Siempre fue mi deseo y mi ilusión formar una familia. Sabía cuánto había que invertir para lograrlo, pero entendía por mi propia vivencia, lo trascendente que es crecer rodeado del amparo y la protección de una.

No, no era miedo a quedarme sola. Disfrutaba enormemente todo lo que había alcanzado profesionalmente hablando. Me sentía plena, independiente, realizada.

Tampoco necesitaba un hombre a mi lado de forma obsesiva, ni mucho menos. Era algo que tenía idealizado. Lo soñaba y me preguntaba cuál sería realmente el destino que tomarían mis años en lo porvenir sino se concretaba.

Una noche, después de una reunión muy exitosa que abría posibilidades de introducirme más comprometidamente en actividades de índole político, regresé a casa tan emocionada, con tantas cosas que compartir, que solo quería abrazar a mi hermana con quien vivía en aquellos años.

Oh sorpresa. Al abrir la puerta, todo estaba obscuro y en silencio. Recordé que, con motivo de sus vacaciones escolares, había salido a visitar a mis papás a Nayarit.

Apenas puse el seguro, sin prender la luz, sin saber realmente que me pasaba, empecé a sentir cómo poco a poco se fueron llenando mis ojos de lágrimas y me dejé caer al piso sintiendo la urgencia de tener a mi lado a alguien con quien compartir tantas emociones contenidas.

Empecé a tomar conciencia de lo que estaba viviendo. Tenía todo. El futuro se presentaba prometedor, disfrutaba a plenitud mi carrera y, sin embargo, la necesidad de sentirme acompañada y con la posibilidad de ser escuchada se hizo presente, como en muchos años no la había sentido.

Me pregunté ¿a dónde voy? ¿para qué me esfuerzo tanto? ¿Qué sentido adquiere todo mi hacer, cuando no basta vivir hacia fuera con reconocimiento y validación y venir a reencontrarme con mi constante reclamo, inconsciente tal vez, de mi necesidad de trascender a mí misma en la materialización de un hijo, en la formación de una familia?

En medio de esa soledad que quema, oré con fe, clamando a Dios el milagro.

Dios me escuchó. Dejé atrás todo. Mi vida dio un giro de 380 grados. Me concentré en construir una familia sólida pese a todos los contratiempos.

Han pasado 34 años desde entonces, y al ver el mundo de confusiones que viven actualmente las parejas recién casadas para asumir el compromiso adquirido, y el poco aguante que tienen para enfrentar los problemas propios de una relación de pareja, me pregunto ¿valió la pena dejar todo? ¿Realmente para que sirve tener una familia?

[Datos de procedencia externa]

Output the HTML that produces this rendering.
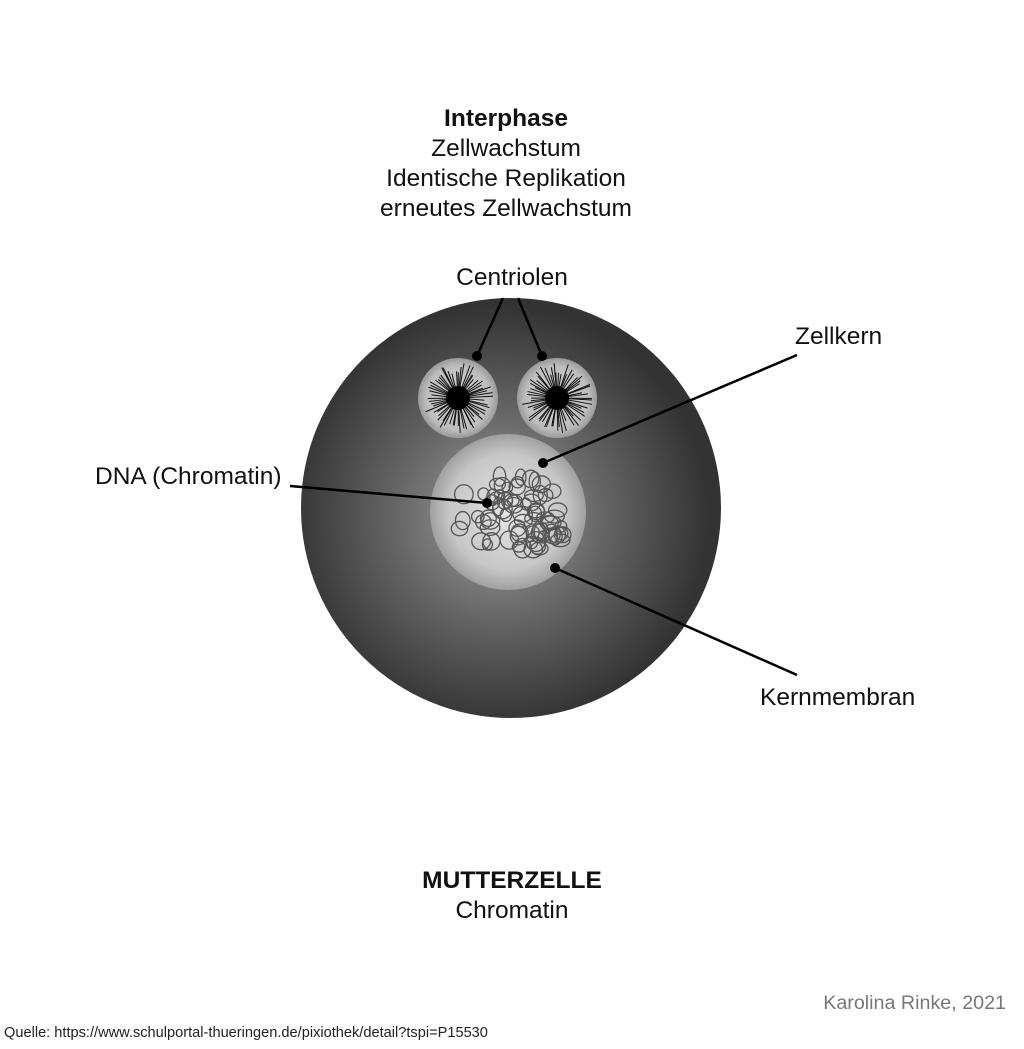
<!DOCTYPE html>
<html><head><meta charset="utf-8"><style>
html,body{margin:0;padding:0;background:#fff;}
body{width:1024px;height:1049px;overflow:hidden;position:relative;font-family:"Liberation Sans",Arial,sans-serif;}
.t{position:absolute;text-align:center;color:#111;font-size:24.5px;line-height:30px;}
</style></head><body>
<div class="t" style="left:306px;top:104px;width:400px;"><b>Interphase</b><br>Zellwachstum<br>Identische Replikation<br>erneutes Zellwachstum</div>
<div class="t" style="left:412px;top:263px;width:200px;">Centriolen</div>
<div class="t" style="left:795px;top:322px;width:150px;text-align:left;">Zellkern</div>
<div class="t" style="left:95px;top:462px;width:220px;text-align:left;">DNA (Chromatin)</div>
<div class="t" style="left:760px;top:683px;width:200px;text-align:left;">Kernmembran</div>
<div class="t" style="left:312px;top:866px;width:400px;"><b>MUTTERZELLE</b><br>Chromatin</div>
<div class="t" style="left:700px;top:988px;width:306px;text-align:right;font-size:19.7px;color:#777;">Karolina Rinke, 2021</div>
<div class="t" style="left:4px;top:1025px;width:700px;text-align:left;font-size:14.6px;line-height:17px;color:#222;">Quelle: https://www.schulportal-thueringen.de/pixiothek/detail?tspi=P15530</div>
<svg id="s" width="1024" height="1049" style="position:absolute;left:0;top:0">
<defs>
<radialGradient id="cg" cx="0.47" cy="0.52" r="0.5">
<stop offset="0" stop-color="#a0a0a0"/><stop offset="0.5" stop-color="#656565"/><stop offset="1" stop-color="#333"/></radialGradient>
<radialGradient id="ng" cx="0.5" cy="0.5" r="0.5">
<stop offset="0" stop-color="#e6e6e6"/><stop offset="0.75" stop-color="#c6c6c6"/><stop offset="1" stop-color="#a0a0a0"/></radialGradient>
<radialGradient id="zg" cx="0.5" cy="0.5" r="0.5">
<stop offset="0" stop-color="#d8d8d8"/><stop offset="0.8" stop-color="#bdbdbd"/><stop offset="1" stop-color="#9a9a9a"/></radialGradient>
</defs>
<circle cx="511" cy="508" r="210" fill="url(#cg)"/>
<circle cx="508" cy="512" r="78" fill="url(#ng)"/>
<circle cx="458" cy="398" r="40" fill="url(#zg)"/>
<circle cx="557" cy="398" r="40" fill="url(#zg)"/>
<g id="rays" stroke="#111" stroke-width="1"></g>
<g id="chrom" fill="none" stroke="#555" stroke-width="1.3"></g>
<circle cx="458" cy="398" r="12" fill="#000"/>
<circle cx="557" cy="398" r="12" fill="#000"/>
<g stroke="#000" stroke-width="2.5">
<line x1="503" y1="298" x2="477" y2="356"/><line x1="518" y1="298" x2="542" y2="356"/>
<line x1="797" y1="355" x2="543" y2="463"/>
<line x1="290" y1="486" x2="487" y2="503"/>
<line x1="797" y1="675" x2="555" y2="568"/>
</g>
<g fill="#000"><circle cx="477" cy="356" r="5"/><circle cx="542" cy="356" r="5"/><circle cx="543" cy="463" r="5"/><circle cx="487" cy="503" r="5"/><circle cx="555" cy="568" r="5"/></g>
</svg>
<script>
var ns="http://www.w3.org/2000/svg",r=document.getElementById("rays"),c=document.getElementById("chrom");
var seed=7;function rnd(){seed=(seed*16807)%2147483647;return seed/2147483647;}
[[458,398],[557,398]].forEach(function(p){for(var i=0;i<60;i++){var a=i/60*6.283+(rnd()-0.5)*0.1,l=24+rnd()*12;var e=document.createElementNS(ns,"line");e.setAttribute("x1",p[0]);e.setAttribute("y1",p[1]);e.setAttribute("x2",p[0]+Math.cos(a)*l);e.setAttribute("y2",p[1]+Math.sin(a)*l);r.appendChild(e);}});
var n=0;while(n<75){var x=452+rnd()*115,y=469+rnd()*82;var dx=(x-510)/54,dy=(y-512)/38;if(dy<0&&dx*dx+dy*dy>1)continue;if(dy>=0&&Math.abs(dx)>1)continue;n++;var e=document.createElementNS(ns,"ellipse");e.setAttribute("cx",x);e.setAttribute("cy",y);e.setAttribute("rx",5+rnd()*5);e.setAttribute("ry",5+rnd()*5);c.appendChild(e);}
</script>
</body></html>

He de confesarles que formar mi familia fue mi mejor decisión, aunque he de reconocer que la familia no se forma como arte de magia, con el “si, acepto” dicho ante el altar y vámonos a vivir una constante luna de miel. No. Requiere de algo más que la simple ilusión del noviazgo y mucha fortaleza para asumir el costo de la realidad que transfigura el amor con el paso de los años.

Dia a día, minuto a minuto, con la mayor voluntad y con toda la capacidad de entrega y sacrificio, dos personas desconocidas renuncian a sí mismas de la manera más digna, para desdoblarse en un renacer cotidiano, en algo superior que mezcla lo mejor y lo peor de sus historias pasadas, para convertirlas en la posibilidad de darle forma a un sueño idealizado, que nos ofrece un resultado inesperado, trascendente, que combina las virtudes y los graves errores de la convivencia diaria. La mejor obra de arte, que se manifiesta en lo más sublime que viene a darle sentido a la vida, al encontrar motivos suficientes cada segundo que se respira, y que apenas nos permite darnos cuenta de cómo transcurren los días.

La familia supera al egoísmo individualizado, para conformar un objetivo común. Requiere de madurez, de visión de futuro, de trabajo en equipo. De resolver todo, sin tomar nada personal. De asumir responsabilidad compartida, de mucha capacidad de perdón.

Por otra parte, reconozco y admiro a la mujer que hoy en día decide por voluntad propia, dedicar su vida a alcanzar sus objetivos profesionales, dejando de lado la posibilidad de formar una familia. Es una decisión muy personal. Muy respetable.

Michael Levine, reconocido escritor y conferencista norteamericano en una de sus disertaciones ante jóvenes, les dijo: “Tener hijos no lo convierte a uno en padre, del mismo modo en que tener un piano, no lo vuelve pianista”.

Es notorio cómo ha evolucionado el concepto y el papel de la familia en nuestra sociedad. Los índices de divorcios crecen en todo el mundo. No hay voluntad para superar los desacuerdos.

Ha perdido sustancia y da lo mismo tener o no tener hijos para separarse y correr a establecer nuevas relaciones.

Se ignora el costo de abandonar lo propio, para ir a cobijar lo ajeno.